Amid the COVID-19 pandemic, a milestone of another global scourge has largely escaped the spotlight. It has been 40 years since the earliest reports of what ultimately became known as AIDS, in 1981. I initially dismissed the first report as a curiosity and probably a fluke, but another a month later, from the US Centers for Disease Control and Prevention, changed my mind and the direction of my career. Against the advice of my mentors, I shifted my research focus to understanding why young, healthy men were being beset by unusual conditions. I remember anxiously awaiting results essential in the fight against a disease that brought on so many seemingly unrelated symptoms: pneumonia, blindness, skin lesions, dementia.
This year’s World AIDS Day, on 1 December, marks both incredible progress and the need for more. HIV was shown to be the cause of AIDS in 1983–84. Soon, there were blood tests for diagnosis, and for screening the supply of donated blood. These revealed the enormous scope of the pandemic: between 1984 and 1985, new cases of AIDS in the United States almost doubled. Eventually, progress in understanding — getting the sequence of the virus’s genome, and comprehending how it decimated the immune system and how disease progressed — paved the way for dozens of approved therapies.
In 1985, a 25-year-old in the United States diagnosed with AIDS had a life expectancy of less than two years. Today, a person with HIV can expect to die in old age, of other causes. Since the global peak in 2004, AIDS-related deaths are down by 64%. Overall, about 73% of people with HIV are accessing treatment. Still, in 2020, almost 700,000 people died from AIDS-related illnesses and 38 million were living with HIV.
Millions of people have also been killed and disabled in the COVID-19 pandemic. The fight against HIV reveals how important it is to make use of existing treatments and strategies for prevention, to strive for better ones, to reach vulnerable communities and to consider equity, education and outreach. There are many similarities that sadden me: how hard some patient groups need to fight for recognition; how misinformation and denialism can promote illness and death; how slowly interventions reach vulnerable populations; how easy it can be to overlook patient inputs when setting research priorities.
The 40 years of AIDS have been punctuated by periods of both darkness and hope. In the early, frustrating days of the pandemic, physicians had little to offer our patients. Glimmers of hope came with treatments for opportunistic infections and the first partially effective antiretroviral drugs. In the mid-1990s, multidrug antiretroviral regimens transformed the prognoses of many people infected with HIV from dire to excellent. Now, more potent, better-tolerated drug combinations are available as a single daily pill.

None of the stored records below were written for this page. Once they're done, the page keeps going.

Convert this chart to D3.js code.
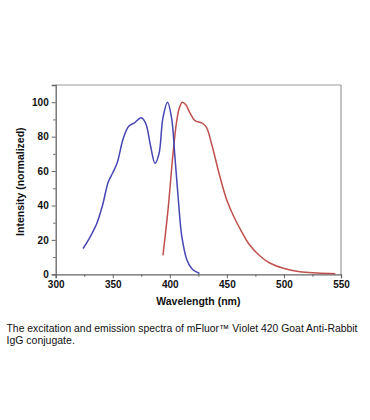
<!DOCTYPE html>
<html>
<head>
<meta charset="utf-8">
<script src="https://cdn.jsdelivr.net/npm/d3@7"></script>
<style>
  body { margin: 0; background: #fff; }
  text { font-family: "Liberation Sans", Arial, sans-serif; }
</style>
</head>
<body>
<div id="chart"></div>
<script>
const width = 370;
const height = 420;
const margin = {top: 85, right: 29, bottom: 145.7, left: 55.7};

// excitation (blue)
const exWavelength = [324, 330, 336, 341, 346, 350, 354, 359, 364, 369, 375, 379, 383, 387, 390.5, 394, 398, 401.5, 404.5, 407.5, 410.5, 415, 419, 422, 426];
const exIntensity  = [15, 21.5, 29.5, 40, 53.5, 59, 65, 78.5, 86, 88, 91, 87.5, 75, 64.5, 70, 91, 100, 91, 68, 43, 22, 8.3, 3.5, 1.8, 0.5];

// emission (red)
const emWavelength = [394, 398.5, 402.5, 406, 408.5, 411, 414, 417.5, 422, 428, 432, 436.5, 444, 450, 455.5, 463, 470, 479, 488, 499.5, 514, 529, 545];
const emIntensity  = [11, 38, 68, 89, 97, 100, 98.5, 94, 89.3, 88, 85.5, 76, 56.5, 43, 34.3, 24.7, 17, 10.6, 6.4, 3.5, 1.5, 0.75, 0.3];

const xTicks = [300, 350, 400, 450, 500, 550];
const yTicks = [0, 20, 40, 60, 80, 100];
const xMinor = [325, 375, 425, 475, 525];
const yMinor = [10, 30, 50, 70, 90];

const xLabel = 'Wavelength (nm)';
const yLabel = 'Intensity (normalized)';
const caption = [
  'The excitation and emission spectra of mFluor\u2122 Violet 420 Goat Anti-Rabbit',
  'IgG conjugate.'
];

const innerW = width - margin.left - margin.right;
const innerH = height - margin.top - margin.bottom;

const svg = d3.select('#chart')
  .append('svg')
  .attr('width', width)
  .attr('height', height);

const g = svg.append('g')
  .attr('transform', `translate(${margin.left},${margin.top})`);

const x = d3.scaleLinear().domain([300, 550]).range([0, innerW]);
const y = d3.scaleLinear().domain([0, 110]).range([innerH, 0]);

// frame (top / right lighter)
g.append('line').attr('x1', 0).attr('x2', innerW).attr('y1', 0).attr('y2', 0)
  .attr('stroke', '#999').attr('stroke-width', 1.2);
g.append('line').attr('x1', innerW).attr('x2', innerW).attr('y1', 0).attr('y2', innerH)
  .attr('stroke', '#999').attr('stroke-width', 1.2);

// bottom axis
const xAxis = g.append('g')
  .attr('transform', `translate(0,${innerH})`)
  .call(d3.axisBottom(x).tickValues(xTicks).tickSize(4).tickPadding(3));
g.append('g')
  .attr('transform', `translate(0,${innerH})`)
  .call(d3.axisBottom(x).tickValues(xMinor).tickSize(2.5).tickFormat(''))
  .call(a => a.select('.domain').remove());

// left axis
const yAxis = g.append('g')
  .call(d3.axisLeft(y).tickValues(yTicks).tickSize(4).tickPadding(3));
g.append('g')
  .call(d3.axisLeft(y).tickValues(yMinor).tickSize(2.5).tickFormat(''))
  .call(a => a.select('.domain').remove());

g.selectAll('.domain').attr('stroke', '#666').attr('stroke-width', 1.3);
g.selectAll('.tick line').attr('stroke', '#666');
g.selectAll('.tick text')
  .attr('fill', '#111')
  .style('font-size', '10px')
  .style('font-weight', 'bold')
  .style('font-family', '"Liberation Sans", Arial, sans-serif');

// curves
const line = d3.line()
  .x(d => x(d[0]))
  .y(d => y(d[1]))
  .curve(d3.curveCatmullRom.alpha(0.5));

const exData = d3.zip(exWavelength, exIntensity);
const emData = d3.zip(emWavelength, emIntensity);

g.append('path')
  .datum(emData)
  .attr('d', line)
  .attr('fill', 'none')
  .attr('stroke', '#c0504d')
  .attr('stroke-width', 1.5);

g.append('path')
  .datum(exData)
  .attr('d', line)
  .attr('fill', 'none')
  .attr('stroke', '#4646b4')
  .attr('stroke-width', 1.5);

// axis titles
g.append('text')
  .attr('x', innerW / 2)
  .attr('y', innerH + 31)
  .attr('text-anchor', 'middle')
  .style('font-size', '10.5px')
  .style('font-weight', 'bold')
  .attr('fill', '#111')
  .text(xLabel);

g.append('text')
  .attr('transform', `translate(${-32},${innerH / 2 + 2}) rotate(-90)`)
  .attr('text-anchor', 'middle')
  .style('font-size', '10.5px')
  .style('font-weight', 'bold')
  .attr('fill', '#111')
  .text(yLabel);

// caption
svg.append('text')
  .attr('x', 6.5)
  .attr('y', 331.5)
  .style('font-size', '10.5px')
  .attr('fill', '#111')
  .attr('textLength', 351)
  .attr('lengthAdjust', 'spacingAndGlyphs')
  .text(caption[0]);

svg.append('text')
  .attr('x', 6.5)
  .attr('y', 343.5)
  .style('font-size', '10.5px')
  .attr('fill', '#111')
  .text(caption[1]);
</script>
</body>
</html>
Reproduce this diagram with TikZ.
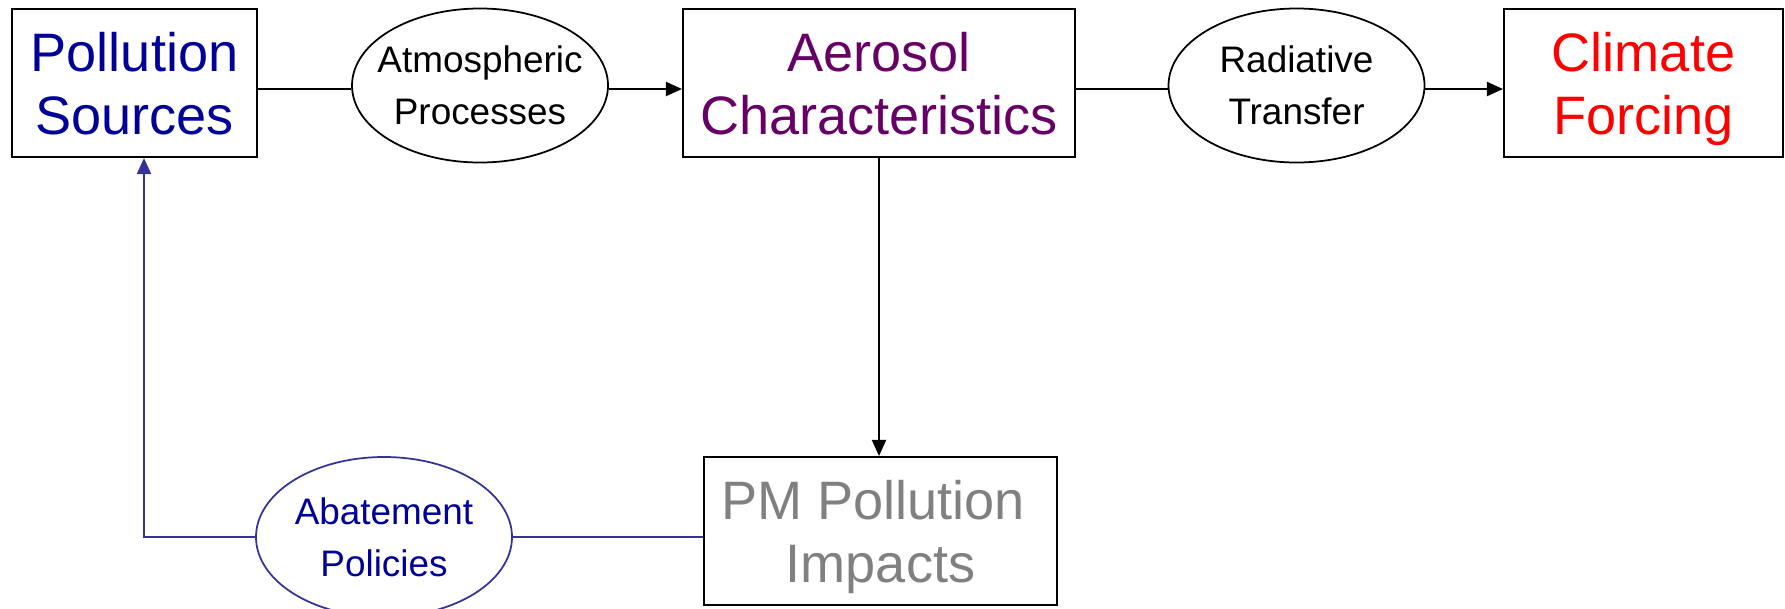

A crucial lesson was that antiretroviral therapy both helps the person living with HIV and reduces their risk of transmitting it: treatment cuts the level of the virus in their blood until it can neither be detected nor passed on. Understanding that ‘undetectable equals untransmittable’ was a triumph of research, as well as of HIV activism, which has been a driving influence throughout this journey. Also transformative is pre-exposure prophylaxis: giving people antiretrovirals before they are exposed to HIV can be more than 95% effective in preventing them from acquiring it. I suspect that drugs based on monoclonal antibodies will soon play an important part in treating and preventing HIV, as they do for SARS-CoV-2.
Medical advances mean that HIV/AIDS could, theoretically, now be taken off the table as a major health threat (in the United States and globally), particularly if programmes such as the President’s Emergency Plan for AIDS Relief and the Global Fund to Fight AIDS, Tuberculosis and Malaria continue to get robust support. Sadly, things are never that simple. Uptake of treatment remains suboptimal, in rich and poor communities. Reasons include lack of transport, substandard housing, mental-health issues, substance abuse, pill fatigue, drug toxicity, stigma and discrimination.
And so, a top priority is to ensure that everyone has access to existing treatment and prevention options, while we develop better ones. Earlier this year the first long-acting injectable antiretroviral treatment regimen, cabotegravir + rilpivirine, delivered once a month, was approved by regulatory authorities. An injectable, long-acting form of cabotegravir might soon be approved for prophylactic use.
Exciting work is under way for further HIV treatment and prevention. This includes development of very long-acting drugs that could be taken every six months or even less frequently. And then there are strategies for achieving durable HIV remission. Some people are working on eradicating the replication-competent HIV reservoir (a concept frequently referred to as a cure).
A safe and effective HIV vaccine has been elusive so far, but even a moderately effective vaccine could, together with the rest of the toolkit, bring an end to AIDS as a major health concern. It’s likely that one could build on some of the tools and platforms used for COVID-19 vaccines, including messenger RNA and optimizing immunogens to prompt the most effective immune response.
Entering the fifth decade of AIDS, the challenge to researchers is to work with at-risk communities to deliver treatment and prevention to everyone in the world who needs them.